Despite protests from the green lobby, there is little doubt that gas will continue to play a key role in the energy transition as Australia moves towards net zero emissions by 2050.

Prime Minister Anthony Albanese thinks so, noting in a Q&A session that the firming capacity of gas would still be needed, singling out a company looking to move towards hydrogen for their aluminium refinery and other activity in Gladstone, Queensland.

He was also quick to call out the Greens, saying that “if it doesn’t stack up, if it has a negative impact, then you’re not actually helping the transition of what you say your objectives are”.

The Prime Minister also remained open to the development of new gas fields to meet demand as production continued to slip though he warned that proper environmental assessment would still be required.

And them’s the facts.

Gas demand remains elevated while supply – decimated as it has by years of underinvestment into new supply – continues to decline.

And while adoption of renewable energy continues to gain momentum, a massive uptick in energy storage will be required to stabilise the grid and provide power at night or when the wind’s not blowing.

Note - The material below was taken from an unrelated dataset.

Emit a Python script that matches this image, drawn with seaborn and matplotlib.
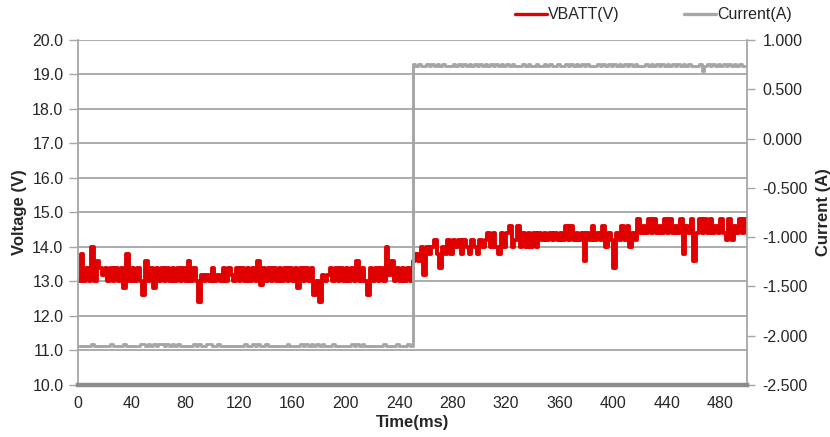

It also needs to be taken in the context of the early closures of some very large coal-fired plants, which makes the firming role of gas-fired plants even more important.

 

‘Clean’ hydrogen missing the point

Meanwhile, the buzz is out about Japan’s Green Innovation Fund investing $2.35bn into a ‘clean’ coal to hydrogen project which will gasify dirty brown coal before extracting and liquefying the resulting hydrogen and liquefy it before shipping it to Japan.

The resulting carbon dioxide will then be captured and sequestered in storage facilities in the nearby Bass Strait.

While the concept sounds exciting, especially with the big guns firing from Japan, they are several problems with it starting with the use of carbon, capture and storage.

Carbon sequestration itself has been proven to work in the past, but it almost always has been in the context of enhanced oil recovery with the captured CO2 used to boost reservoir pressures.

The success rate when used expressively for the purpose of reducing emissions has been rather more mixed with the Chevron’s Gorgon project proving that even deep pockets can only go so far.

Shipping the hydrogen by liquefying it is also problematic.

While hydrogen itself has a high energy density, its low ambient temperature density actually results in a low energy per unit volume.

This means that for the same volume, liquefied hydrogen actually has less energy than liquefied natural gas.

And because hydrogen liquefies at a much lower temperature than methane (natural gas), you also need a lot more power both to liquefy it and keep it cold.

Then of course there’s the use of brown coal, which sounds terribly like the last gasp of a fossil fuel source that really should have been retired long ago but has hung on by its fingernails.

For hydrogen to really make any impact on carbon emissions, its production will really have to come through the use of renewable energy – aka Green Hydrogen – and not the use of stop gaps such as coal gasification combined with CCS.

That companies and countries continue to ignore this point is just a continuation of the short-sighted thinking that has landed us in our current state in the first place.